My story is a little different than most of the other stories I hear from LGBTQIA+ Mormons. Unlike many of my queer friends, I didn’t know that I was queer from a young age. I grew up Mormon, and I planned on doing all of the things that Mormons seemed required to do: go to college, go on a mission, get married in the temple, have children, etc. Growing up, I was interested in boys but I wasn’t as interested in them as my friends seemed to be, and I saw their crushes as juvenile and silly. I never understood what was so great about kissing and cuddling with a boy, and I assumed it was just because my thoughts were purer than theirs.
When it came time for me to go to college, I didn’t really want to attend BYU. I wanted to go to school in New York City, but my mother was convinced that I needed to go to BYU so I could find someone whom I could marry. I ended up going to BYU and dating several different guys. I had real feelings for a few of them, but my relationships with them never lasted very long.
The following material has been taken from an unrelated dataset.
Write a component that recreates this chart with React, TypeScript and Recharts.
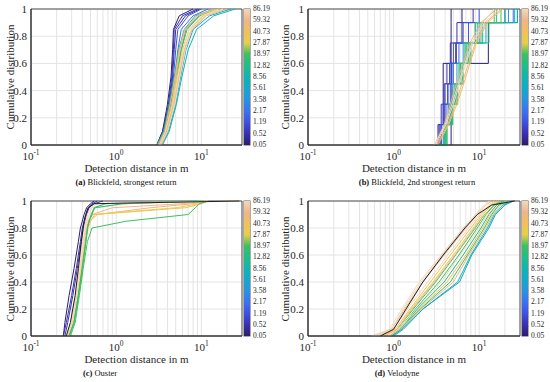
import React from "react";
import { CartesianGrid, Line, LineChart, ReferenceArea, XAxis, YAxis } from "recharts";

const FONT = "Liberation Serif, DejaVu Serif, serif";
const INK = "#262626";
const BLACK = "#1e1e1e";

const xTicks = [0.1, 0.2, 0.3, 0.4, 0.5, 0.6, 0.7, 0.8, 0.9, 1, 2, 3, 4, 5, 6, 7, 8, 9, 10, 20];
const yTicks = [0, 0.2, 0.4, 0.6, 0.8, 1];
const cbLabels = ["0.05", "0.52", "1.19", "2.17", "3.58", "5.61", "8.56", "12.82", "18.97", "27.87", "40.73", "59.32", "86.19"];
const cmap = [
  "#2b1e6a", "#3a2fb0", "#3f51e0", "#3b72f0", "#2a92e0", "#14a8cc", "#10b4b0",
  "#20bc8a", "#3cc060", "#e6cf4a", "#f2c058", "#f0b48a", "#f2d8bc",
];

// (a) Blickfeld, strongest return: distance (m) at which each curve reaches the level
const aLevels = [0, 0.1, 0.3, 0.5, 0.7, 0.85, 0.95, 1];
const aColors = [0, 1, 1, 2, 3, 4, 5, 6, 7, 8, 9, 10, 10, 11, 11, 12, 12];
const aDist = [
  [3.0, 3.5, 4.0, 4.4, 4.6, 4.7, 5.5, 8.0],
  [3.1, 3.6, 4.1, 4.5, 4.7, 4.8, 6.0, 9.0],
  [3.0, 3.5, 4.2, 4.6, 4.8, 5.0, 6.5, 9.5],
  [3.2, 3.7, 4.3, 4.7, 5.0, 5.3, 7.0, 10],
  [3.1, 3.8, 4.4, 4.9, 5.3, 5.8, 8.0, 12],
  [3.3, 3.9, 4.6, 5.2, 5.8, 6.6, 9.5, 15],
  [3.4, 4.1, 5.0, 5.7, 6.6, 8.0, 12.5, 22],
  [3.5, 4.2, 5.1, 5.9, 7.0, 8.8, 14, 25],
  [3.0, 3.6, 4.2, 4.8, 5.4, 6.3, 8.5, 14],
  [3.1, 3.7, 4.4, 5.0, 5.8, 6.8, 9.5, 16],
  [3.2, 3.8, 4.5, 5.2, 6.0, 7.2, 10.5, 18],
  [3.3, 3.9, 4.7, 5.4, 6.3, 7.6, 11, 18],
  [3.2, 3.8, 4.5, 5.0, 5.6, 6.5, 9, 15],
  [3.1, 3.7, 4.3, 4.9, 5.5, 6.4, 9, 14],
  [3.4, 4.0, 4.8, 5.5, 6.4, 7.8, 11.5, 20],
  [3.2, 3.8, 4.6, 5.3, 6.1, 7.2, 10, 16],
  [3.3, 4.0, 4.9, 5.6, 6.5, 7.6, 11, 18],
];

// (b) Blickfeld, 2nd strongest return
const bLevels = [0, 0.15, 0.3, 0.45, 0.6, 0.75, 0.9, 1];
const bColors = [0, 0, 0, 1, 2, 2, 3, 4, 5, 6, 7, 7, 8, 8, 11, 12, 11, 12, 10];
const bDist = [
  [4.7, 4.7, 4.7, 4.7, 4.7, 4.7, 4.7, 4.7],
  [3.3, 3.6, 3.8, 3.8, 3.8, 12.8, 12.8, 28],
  [3.0, 3.4, 3.9, 4.3, 4.8, 5.4, 6.3, 6.3],
  [3.1, 3.3, 3.6, 3.9, 4.2, 4.6, 5.5, 8.5],
  [3.2, 3.5, 3.8, 4.0, 4.5, 5.0, 6.5, 10],
  [3.3, 3.6, 4.0, 4.3, 4.7, 5.3, 7.5, 20],
  [3.4, 3.8, 4.2, 4.6, 5.0, 5.8, 9, 25],
  [3.3, 3.9, 4.4, 4.9, 5.5, 6.5, 10, 22],
  [3.5, 4.1, 4.6, 5.2, 6.0, 7.2, 11, 26],
  [3.4, 4.0, 4.7, 5.4, 6.3, 7.8, 12, 28],
  [3.6, 4.2, 4.9, 5.6, 6.5, 8.0, 13, 20],
  [3.2, 4.0, 4.6, 5.3, 6.0, 7.0, 9.5, 16],
  [3.4, 4.2, 4.9, 5.6, 6.4, 7.5, 10.5, 18],
  [3.1, 3.9, 4.5, 5.1, 5.8, 6.8, 9.0, 15],
  [3.0, 3.9, 4.6, 5.4, 6.5, 7.8, 10.5, 16],
  [3.1, 4.1, 5.0, 5.9, 7.0, 8.5, 11.5, 17],
  [3.2, 4.3, 5.3, 6.3, 7.5, 9.0, 12, 18],
  [3.0, 4.0, 4.8, 5.7, 6.8, 8.2, 11, 15],
  [3.3, 4.4, 5.5, 6.6, 7.8, 9.3, 12.5, 19],
];

// (c) Ouster
const cLevels = [0, 0.1, 0.3, 0.5, 0.7, 0.8, 0.85, 0.9, 0.95, 0.98, 1];
const cColors = [0, 1, 1, 11, 11, 10, 9, 12, 12, 7, 8, 8, 12, -1];
const cDist = [
  [0.24, 0.25, 0.28, 0.32, 0.36, 0.38, 0.40, 0.42, 0.45, 0.50, 0.55],
  [0.24, 0.26, 0.30, 0.34, 0.38, 0.40, 0.42, 0.44, 0.47, 0.52, 0.60],
  [0.25, 0.27, 0.31, 0.35, 0.39, 0.41, 0.43, 0.45, 0.48, 0.55, 0.70],
  [0.27, 0.31, 0.35, 0.38, 0.42, 0.45, 0.47, 0.52, 0.9, 6, 12],
  [0.28, 0.32, 0.36, 0.39, 0.43, 0.46, 0.49, 0.6, 2.5, 8, 12],
  [0.28, 0.32, 0.36, 0.40, 0.44, 0.47, 0.50, 0.56, 6.5, 10, 12],
  [0.27, 0.31, 0.35, 0.39, 0.43, 0.46, 0.48, 0.53, 5, 9.5, 12],
  [0.26, 0.30, 0.34, 0.37, 0.41, 0.43, 0.45, 0.48, 0.52, 0.8, 10],
  [0.27, 0.31, 0.35, 0.38, 0.42, 0.44, 0.46, 0.50, 0.56, 1.5, 12],
  [0.28, 0.32, 0.36, 0.40, 0.44, 0.46, 0.48, 0.52, 0.56, 1.2, 9],
  [0.29, 0.33, 0.37, 0.41, 0.46, 0.52, 1.3, 7, 8.5, 9.5, 12],
  [0.28, 0.32, 0.36, 0.40, 0.44, 0.46, 0.48, 0.51, 0.55, 0.75, 10],
  [0.26, 0.29, 0.33, 0.36, 0.40, 0.42, 0.44, 0.46, 0.50, 0.6, 28],
  [0.26, 0.29, 0.33, 0.36, 0.39, 0.41, 0.42, 0.44, 0.47, 0.55, 28],
];

// (d) Velodyne
const dLevels = [0, 0.05, 0.2, 0.4, 0.6, 0.8, 0.9, 0.97, 1];
const dColors = [12, 11, 12, 10, 9, 8, 11, 8, 12, 7, 10, 8, 11, 6, 5, 12, -1];
const dDist = [
  [0.55, 0.9, 1.25, 2.0, 3.6, 6.5, 9, 11.5, 13],
  [0.6, 0.95, 1.35, 2.2, 3.9, 7.0, 9.5, 12, 14],
  [0.65, 1.0, 1.45, 2.5, 4.3, 7.5, 10, 13, 15],
  [0.7, 1.05, 1.55, 2.7, 4.6, 8.0, 10.5, 13.5, 16],
  [0.8, 1.1, 1.6, 2.9, 5.0, 8.5, 11, 14, 17],
  [0.9, 1.1, 1.7, 3.1, 5.3, 9.0, 11.5, 15, 18],
  [0.75, 1.1, 1.65, 3.0, 5.2, 8.8, 11.5, 15, 18],
  [0.95, 1.15, 1.8, 3.4, 5.8, 9.5, 12, 15, 19],
  [0.85, 1.15, 1.85, 3.6, 6.0, 10, 12.5, 16, 20],
  [0.95, 1.2, 1.9, 3.9, 6.5, 10.5, 13, 16, 20],
  [0.9, 1.2, 2.0, 4.2, 7.0, 11, 13.5, 17, 21],
  [0.95, 1.2, 2.05, 4.6, 7.3, 11.5, 14, 17, 22],
  [0.9, 1.2, 2.1, 5.0, 7.6, 12, 14.5, 18, 23],
  [0.95, 1.25, 2.2, 5.6, 8.0, 12.5, 15, 19, 24],
  [1.0, 1.3, 2.2, 5.9, 8.2, 13.0, 15.5, 20, 25],
  [0.6, 0.95, 1.3, 2.1, 3.7, 6.6, 9.2, 12, 13.5],
  [0.7, 1.0, 1.4, 2.2, 3.8, 6.8, 9.5, 14, 26],
];

const colorOf = (c: number) => (c < 0 ? BLACK : cmap[c]);

function XTick(props: any) {
  const { x, y, payload } = props;
  const lg = Math.log10(payload.value);
  const e = Math.round(lg);
  if (Math.abs(lg - e) > 1e-6) return <g />;
  return (
    <text x={x} y={y + 15} textAnchor="middle" fontSize={11} fill={INK} style={{ fontFamily: FONT }}>
      10<tspan dy={-5} fontSize={7.5}>{e}</tspan>
    </text>
  );
}

type PanelProps = {
  left: number;
  top: number;
  plotL: number;
  plotR: number;
  plotT: number;
  plotB: number;
  cbX: number;
  levels: number[];
  colors: number[];
  dist: number[][];
  stepBelow?: number;
  tag: string;
  caption: string;
  capX: number;
};

function Panel(p: PanelProps) {
  const W = 275;
  const H = 191;
  const grad = cmap.map((c, i) => `${c} ${((i / 12) * 100).toFixed(2)}%`).join(", ");
  const cx = (p.plotL + p.plotR) / 2;
  return (
    <div style={{ position: "absolute", left: p.left, top: p.top, width: W, height: H, fontFamily: FONT, color: INK }}>
      <LineChart width={W} height={H} margin={{ top: p.plotT, right: W - p.plotR, left: 0, bottom: 0 }} style={{ fontFamily: FONT }}>
        <CartesianGrid stroke="#e4e4e4" strokeDasharray="" />
        <XAxis
          type="number"
          dataKey="x"
          scale="log"
          domain={[0.1, 30]}
          allowDataOverflow
          ticks={xTicks}
          interval={0}
          tick={<XTick />}
          tickLine={false}
          tickSize={0}
          tickMargin={0}
          height={H - p.plotB}
          axisLine={{ stroke: INK }}
        />
        <YAxis
          type="number"
          domain={[0, 1]}
          ticks={yTicks}
          width={p.plotL}
          tickLine={false}
          tickSize={0}
          tickMargin={4}
          tick={{ fontSize: 11, fill: INK, style: { fontFamily: FONT } }}
          axisLine={{ stroke: INK }}
        />
        {p.dist.map((d, i) => (
          <Line
            key={i}
            data={d.map((x, k) => ({ x, y: p.levels[k] }))}
            dataKey="y"
            type={p.stepBelow !== undefined && p.colors[i] < p.stepBelow ? "stepAfter" : "linear"}
            stroke={colorOf(p.colors[i])}
            strokeWidth={1}
            dot={false}
            isAnimationActive={false}
          />
        ))}
        <ReferenceArea x1={0.1} x2={30} y1={0} y2={1} fill="none" stroke={INK} strokeWidth={0.8} ifOverflow="visible" />
      </LineChart>

      <div
        style={{
          position: "absolute",
          left: 10,
          top: (p.plotT + p.plotB) / 2,
          transform: "translate(-50%, -50%) rotate(-90deg)",
          whiteSpace: "nowrap",
          fontSize: 11,
          lineHeight: 1,
        }}
      >
        Cumulative distribution
      </div>
      <div style={{ position: "absolute", left: cx, top: p.plotB + 23, transform: "translate(-50%, -50%)", whiteSpace: "nowrap", fontSize: 11, lineHeight: 1 }}>
        Detection distance in m
      </div>
      <div style={{ position: "absolute", left: p.capX, top: p.plotB + 37, transform: "translate(-50%, -50%)", whiteSpace: "nowrap", fontSize: 8.5, lineHeight: 1, color: "#111" }}>
        <b>{p.tag}</b> {p.caption}
      </div>

      <div
        style={{
          position: "absolute",
          left: p.cbX,
          top: p.plotT,
          width: 6,
          height: p.plotB - p.plotT,
          background: `linear-gradient(to top, ${grad})`,
          boxShadow: "0 0 0 0.5px #555",
        }}
      />
      {cbLabels.map((t, i) => (
        <div
          key={t}
          style={{
            position: "absolute",
            left: p.cbX + 9,
            top: p.plotB - (i * (p.plotB - p.plotT)) / 12,
            transform: "translateY(-50%)",
            fontSize: 7.5,
            lineHeight: 1,
            whiteSpace: "nowrap",
          }}
        >
          {t}
        </div>
      ))}
    </div>
  );
}

export default function App() {
  return (
    <div style={{ position: "absolute", left: 0, top: 0, width: 550, height: 382, background: "#fff", overflow: "hidden" }}>
      <Panel left={0} top={0} plotL={31} plotR={242} plotT={9} plotB={145} cbX={244} levels={aLevels} colors={aColors} dist={aDist} tag="(a)" caption="Blickfeld, strongest return" capX={126} />
      <Panel left={275} top={0} plotL={33} plotR={245} plotT={9} plotB={145} cbX={247} levels={bLevels} colors={bColors} dist={bDist} stepBelow={9} tag="(b)" caption="Blickfeld, 2nd strongest return" capX={142} />
      <Panel left={0} top={191} plotL={31} plotR={242} plotT={10} plotB={145} cbX={244} levels={cLevels} colors={cColors} dist={cDist} tag="(c)" caption="Ouster" capX={100} />
      <Panel left={275} top={191} plotL={33} plotR={245} plotT={10} plotB={145} cbX={247} levels={dLevels} colors={dColors} dist={dDist} tag="(d)" caption="Velodyne" capX={122} />
    </div>
  );
}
Then, during my senior year at BYU, I became good friends with Kristen. Kristen was a great friend: she was clever, funny, intelligent, kind, and thoughtful. I enjoyed every minute that I spent with her, and the more time I spent with her, the more I grew to love her. At first, I thought that we were just good friends, but soon I came to realize that I was in love with her. I hoped that she returned my love, but I was also terrified of the thought–how could we express those emotions at a place like BYU?
As Kristen and I grew closer, our love for each other deepened, but we realized that in order to stay at BYU, we had to either stop loving each other or keep our relationship a secret. At first, we tried to stop loving each other. We both sincerely believed that our relationship would lead us to eternal damnation, and this viewpoint was also reiterated by our mentors and church leaders. As a result, we both fell into a deep depression. We loved to be with each other, but we felt such shame about our relationship that we couldn’t really enjoy the time we spent together. For several months, our relationship was a site of great pain, because we were constantly shamed and punished for our love for each other.
These months were some of the darkest of my life, and I am still amazed that we made it through alive. Luckily, we had some friends and mentors who did not shame us for our relationship, and were willing to empathize with us and learn what they could do to help us. Most importantly, we still had each other, and we had learned how to rely on each other and help each other through difficult times. During this time, I had graduated from BYU and moved to Tucson to complete a master’s degree. I remember calling Kristen to tell her that I really would like her to visit me in Tucson, but that I was too afraid that if she visited me, we would end up kissing each other and then we would feel so shameful about our actions. The line was silent for a while, and then Kristen suggested that since we knew we were going to kiss each other no matter how hard we tried not to, we might as well enjoy it instead of feel shame for it. Looking back, I laugh to think how simple the solution to our shame was. It took us a while to stop shaming ourselves–internalized homophobia is a difficult monster to fight–but on that day, Kristen taught me that my sexuality was nothing to be ashamed of, and that I did not have to listen to the voices that were telling me that my sexuality and my love made me less of a human being.
Our relationship improved greatly after that. It was still difficult: we lived far away from each other for several years, our families had a hard time with our relationship (and still do), and it was difficult for us to navigate our relationship with the Church (it still is). But when I began to let go of the shame that I was taught to feel about myself, I was able to be at peace with my sexuality and recognize the beauty and warmth and light of being queer.
Today, things still aren’t perfect, but I feel empowered by my sexuality and grateful to be a queer Mormon. Kristen and I married in June of 2015, and we’re currently living in Los Angeles where we are both pursuing PhDs in English. We’re planning on starting a family in the next few years, but for now, we are just so thrilled to be together. I often say that being married to Kristen seems like a fairy tale–if you would have told me three or four years ago that I’d be happily married to Kristen, I would have been just as shocked if you told me that I was going to grow wings and fly to Camelot. I am so grateful for the community that has helped me along in my journey; through them, I have found the strength to trust and honor myself, to see myself as a daughter of God who can navigate her own relationship with the Divine. Most of all, I am grateful for Kristen, who encouraged me to blaze my own path, and has been my constant companion ever since.